Mehr Kooperationen als Konflikte

Dennoch gibt es Anlass zur Hoffnung. Die Vereinten Nationen etwa errechneten, dass es in den letzten 50 Jahren genau 37 akute Wasserkonflikte gegeben hat – während gleichzeitig knapp 300 internationale Wasser-Abkommen geschlossen wurden. "Insgesamt kann man sagen, dass Wasser eine Ressource ist, die eher zur Kooperation anregt", berichtet Wolfgang Kinzelbach. "Ein Damm kann den Unterstrom positiv und negativ beeinflussen, je nach Jahreszeit. Damit ist immer eine Verhandlungsbasis für Kompromisse vorhanden."

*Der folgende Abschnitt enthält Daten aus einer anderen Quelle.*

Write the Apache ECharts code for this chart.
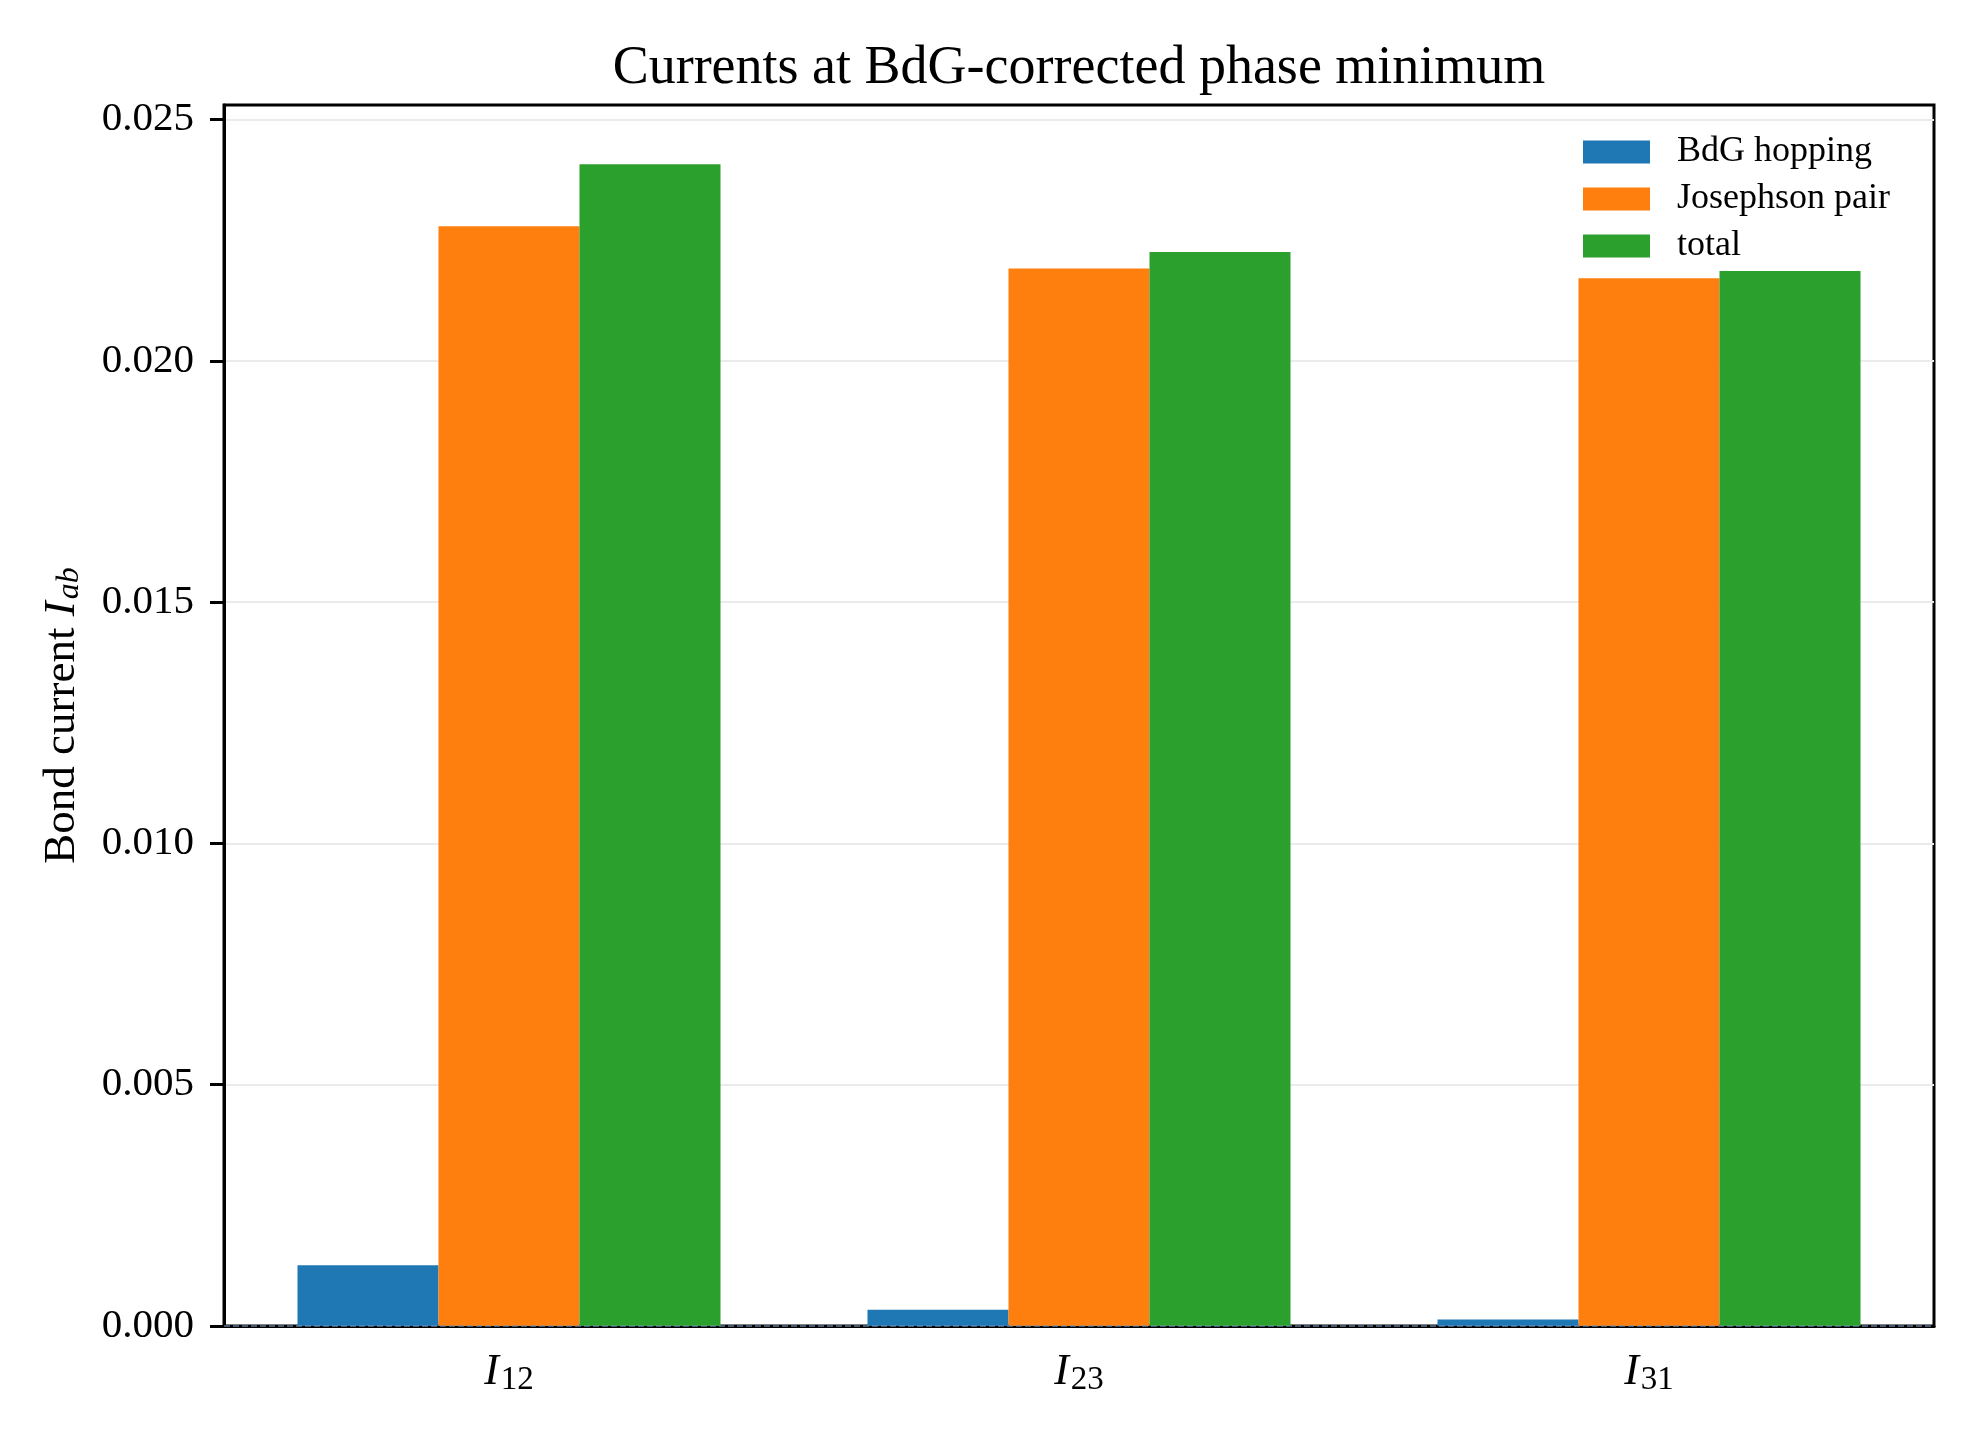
<!DOCTYPE html>
<html>
<head>
<meta charset="utf-8">
<title>Currents at BdG-corrected phase minimum</title>
<script src="https://cdn.jsdelivr.net/npm/echarts@6/dist/echarts.min.js"></script>
<style>
  html, body { margin: 0; padding: 0; background: #fff; }
  #chart { width: 1980px; height: 1440px; }
</style>
</head>
<body>
<div id="chart"></div>
<script>
// bonds on the x axis (rendered as I with subscript)
const bonds = ['12', '23', '31']
// bond currents per component
const bdgHopping = [0.00126, 0.000336, 0.000135]
const josephsonPair = [0.02279, 0.02191, 0.021711]
const total = [0.02407, 0.022256, 0.021862]
// y tick labels
const yTicks = [0.000, 0.005, 0.010, 0.015, 0.020, 0.025]

const serif = '"Liberation Serif", "DejaVu Serif", serif'
const chart = echarts.init(document.getElementById('chart'))

function barSeries(name, data, color, extra) {
  return Object.assign({
    name: name,
    type: 'bar',
    data: data,
    barWidth: 141,
    barGap: '0%',
    itemStyle: { color: color },
    emphasis: { disabled: true }
  }, extra || {})
}

chart.setOption({
  animation: false,
  backgroundColor: '#fff',
  title: {
    text: 'Currents at BdG-corrected phase minimum',
    left: 1079,
    textAlign: 'center',
    top: 42,
    padding: 0,
    textStyle: { fontFamily: serif, fontWeight: 'normal', fontSize: 54, color: '#000' }
  },
  legend: {
    orient: 'vertical',
    left: 1583,
    top: 134,
    padding: 0,
    itemWidth: 67,
    itemHeight: 23,
    itemGap: 11,
    icon: 'rect',
    textStyle: { fontFamily: serif, fontSize: 36, color: '#000', padding: [0, 0, 0, 22] },
    data: ['BdG hopping', 'Josephson pair', 'total']
  },
  grid: {
    left: 224,
    right: 46,
    top: 105,
    bottom: 114,
    show: true,
    borderColor: '#000',
    borderWidth: 3,
    backgroundColor: '#fff'
  },
  xAxis: {
    type: 'category',
    data: bonds,
    axisLine: { lineStyle: { color: '#000', width: 3 } },
    axisTick: { alignWithLabel: true, length: 14, lineStyle: { color: '#000', width: 3 } },
    axisLabel: {
      margin: 22,
      formatter: v => '{i|I}{s|' + v + '}',
      rich: {
        i: { fontFamily: serif, fontStyle: 'italic', fontSize: 44, color: '#000' },
        s: { fontFamily: serif, fontSize: 33, color: '#000', padding: [16, 0, 0, 2] }
      }
    },
    splitLine: { show: false }
  },
  yAxis: {
    type: 'value',
    min: 0,
    max: 0.0253,
    interval: 0.005,
    name: '{n|Bond current }{i|I}{s|ab}',
    nameLocation: 'middle',
    nameRotate: 90,
    nameGap: 138,
    nameTextStyle: {
      rich: {
        n: { fontFamily: serif, fontSize: 45, color: '#000' },
        i: { fontFamily: serif, fontStyle: 'italic', fontSize: 45, color: '#000' },
        s: { fontFamily: serif, fontStyle: 'italic', fontSize: 32, color: '#000', padding: [16, 0, 0, 2] }
      }
    },
    axisLine: { show: true, lineStyle: { color: '#000', width: 3 } },
    axisTick: { show: true, customValues: yTicks, length: 14, lineStyle: { color: '#000', width: 3 } },
    axisLabel: {
      margin: 30,
      customValues: yTicks,
      fontFamily: serif,
      fontSize: 41,
      color: '#000',
      formatter: v => v.toFixed(3)
    },
    splitLine: { show: true, lineStyle: { color: '#ebebeb', width: 2 } }
  },
  series: [
    barSeries('BdG hopping', bdgHopping, '#1f77b4', {
      markLine: {
        silent: true,
        symbol: 'none',
        label: { show: false },
        lineStyle: { color: '#6f93b8', type: 'dashed', width: 1.5, opacity: 0.8 },
        data: [{ yAxis: 0 }]
      }
    }),
    barSeries('Josephson pair', josephsonPair, '#ff7f0e'),
    barSeries('total', total, '#2ca02c')
  ]
})
</script>
</body>
</html>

Donaudelta | Der am dünnsten besiedelte Landstrich Europas beherbergt zahlreiche Süßwasserfische und Vogelarten – wie zum Beispiel Pelikane.Das Donaudelta wurde 1991 von der UNESCO zum Weltnaturerbe ernannt.
Nicht allein die Nutzung, auch die Reinhaltung von Flüssen ist ein wichtiger Bestandteil von Kooperationen. Ein gutes Beispiel hierfür ist die Donau. Auf den fast 3000 Kilometern von ihren zwei Quellflüssen im Schwarzwald bis zum Delta im Schwarzen Meer durchquert sie zehn Länder. Dämme, Umweltverschmutzung und Wasserverbrauch setzten dem Fluss in den vergangenen Jahrzehnten stark zu. Gerade die hinteren Anrainer hatten in den 1990er Jahren unter dem verdreckten Wasser zu leiden.

1994 jedoch schlossen sich die Donauländer zu einer Schutzkommission zusammen. Seither verringern sie gemeinschaftlich die schädlichen Einleitungen von Abwässern, Düngemitteln und Abfällen. Sie schufen Nationalparks und renaturierten einige Stellen des stark begradigten Flusses – mit Erfolg. Die Verschmutzungen des Flusses sind deutlich zurückgegangen. Heute hat der Fluss zumindest die Gewässergüteklasse zwei bis drei erreicht.

Ob auch die gemeinschaftliche Nutzung von Euphrat und Tigris so harmonisch verlaufen wird, bleibt abzuwarten. Sicher ist, dass der Umgang mit der Ressource Wasser in den nächsten Jahrzehnten noch für einigen Gesprächsstoff sorgen wird.